Red Velvet singles chronology
| "Close to Me" (Red Velvet remix) (2019) | "Zimzalabim" (2019) | "Umpah Umpah" (2019) |

Music video
- "Zimzalabim" on YouTube

= Zimzalabim =

2019 song by Red Velvet

"Zimzalabim" is a song recorded by South Korean girl group Red Velvet for their sixth Korean extended play The ReVe Festival: Day 1, which acts as the first installment of the group's The ReVe Festival trilogy. Primarily an EDM-influenced electropop track that resembles a "colorful parade" and showcases an extravagant soundscape, the song was composed by production duo Caesar & Loui, Ollipop and Hayley Aitken with Korean lyrics written by lyricist Lee Seu-ran, which tells the listeners to "unfold a dream" that is "held deeply" in their heart. Accompanied by an amusement park-themed music video, it was released on June 19, 2019 by SM Entertainment as the lead single for Day 1, and subsequently the first single from The ReVe Festival trilogy.

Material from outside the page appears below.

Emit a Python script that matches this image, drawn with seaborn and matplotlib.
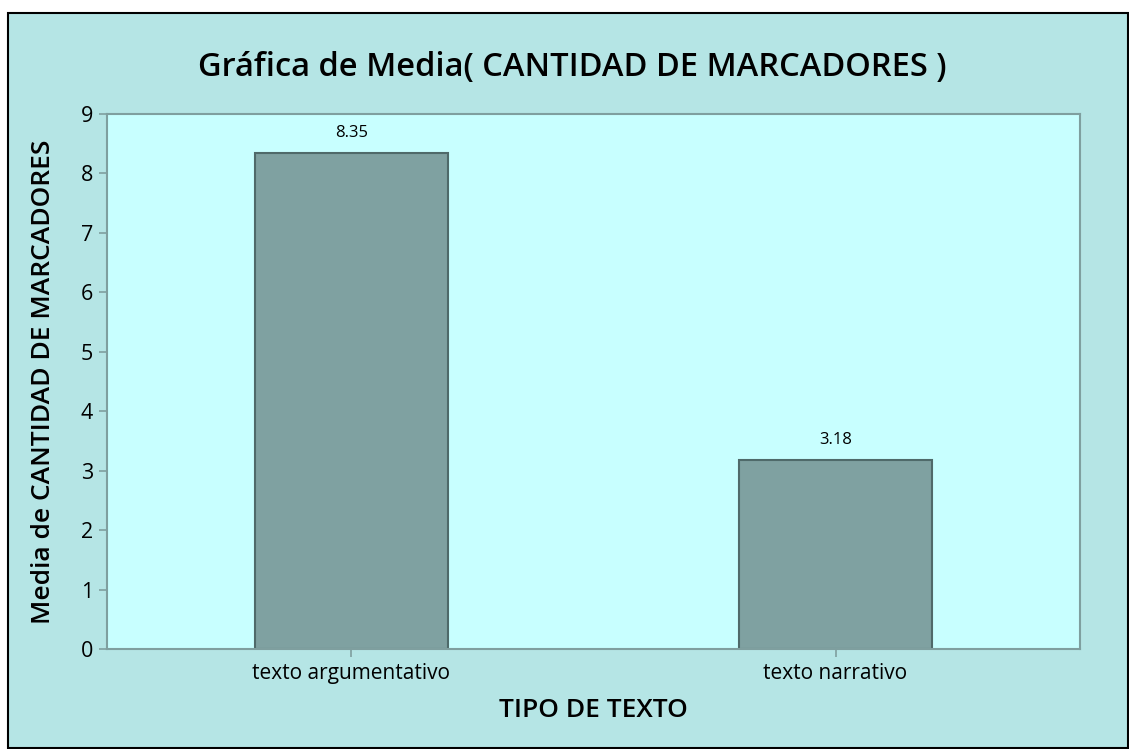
import pandas as pd
import matplotlib.pyplot as plt
import seaborn as sns
from matplotlib.patches import Rectangle

categorias = ["texto argumentativo", "texto narrativo"]
medias = [8.35, 3.18]
etiquetas = ["8.35", "3.18"]

df = pd.DataFrame({"tipo": categorias, "media": medias})

sns.set_style("white")
plt.rcParams["font.family"] = ["Open Sans", "DejaVu Sans"]
plt.rcParams["text.color"] = "black"
plt.rcParams["axes.labelcolor"] = "black"
plt.rcParams["xtick.color"] = "black"
plt.rcParams["ytick.color"] = "black"

W, H = 1129, 749
fig = plt.figure(figsize=(W / 100, H / 100), dpi=100, facecolor="white")

# fondo con borde negro
fig.patches.append(Rectangle((8 / W, 1 / H), (W - 9) / W, (H - 14) / H,
                             transform=fig.transFigure, facecolor="#B5E5E5",
                             edgecolor="black", linewidth=1.5, zorder=-10))

ax = fig.add_axes([107 / W, 1 - 649 / H, 973 / W, 535 / H])
ax.set_facecolor("#C8FFFF")

sns.barplot(data=df, x="tipo", y="media", color="#7FA1A1", width=0.4,
            edgecolor="#4F6A6A", linewidth=1.5, saturation=1, ax=ax)
for p, t in zip(ax.patches, etiquetas):
    ax.text(p.get_x() + p.get_width() / 2, p.get_height() + 0.2, t,
            ha="center", va="bottom", fontsize=12, color="black")

ax.set_xlim(-0.505, 1.505)
ax.set_ylim(0, 9)
ax.set_yticks(range(0, 10))

for s in ax.spines.values():
    s.set_color("#7F9F9F")
    s.set_linewidth(1.5)

ax.tick_params(axis="both", direction="out", length=6, width=1.2, color="#7F9F9F",
               labelcolor="black", labelsize=15, pad=4, bottom=True, left=True)
ax.tick_params(axis="y", labelsize=15.5)
for lbl in ax.get_xticklabels() + ax.get_yticklabels():
    lbl.set_fontweight("medium")

ax.set_xlabel("TIPO DE TEXTO", fontsize=19, fontweight="semibold", labelpad=10)
ax.set_ylabel("Media de CANTIDAD DE MARCADORES", fontsize=19, fontweight="semibold",
              labelpad=18)
fig.text(572 / W, 1 - 68 / H, "Gráfica de Media( CANTIDAD DE MARCADORES )",
         ha="center", va="center", fontsize=23.5, fontweight="semibold", color="black")

plt.savefig("out.png", dpi=100, facecolor=fig.get_facecolor())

Upon its release, "Zimzalabim" polarized music critics over its "genre-hopping" composition. While some felt the song was a "downhill" from the group's previous experimenting tunes, others saw the song as a sonic roller coaster ride and praised its "energetic, anthemic" sound. It also attained moderate success, becoming their first lead single to miss the top ten on Gaon Digital Chart, peaking at number eleven, while earning Red Velvet their fourteenth consecutive top-ten entry on Billboards World Digital Songs chart. The song also marked the group's first chart appearance in Oceania, peaking at number thirty-nine on New Zealand Hot Singles Chart.

== Background and release ==
Following the release of their second Japanese extended play Sappy on May, SM Entertainment shared the first preview of The ReVe Festival through social media accounts on June 4, 2019 The word "Zimzalabim" was revealed on June 8 to 9 through the videos posted on Red Velvet's official social media accounts. The group released a trailer video on June 10 which announced the full-scale start of The ReVe Festival through their YouTube and V Live channels. It was revealed that SM Entertainment chief producer Lee Soo-man has been holding the song for a while, but strongly suggested that the group was ready to pull the track off as a title song. The song had its official digital release on June 19, 2019, along with The ReVe Festival: Day 1.

==Composition==

"Zimzalabim" was composed by Olof Lindskog, Daniel Caesar, Ludwig Lindell and Hayley Aitken. In an email interview with The Korea Herald, Daniel Caesar and Ludwig Lindell under the name of Caesar & Loui revealed that the song was inspired by Girls' Generation's "I Got a Boy".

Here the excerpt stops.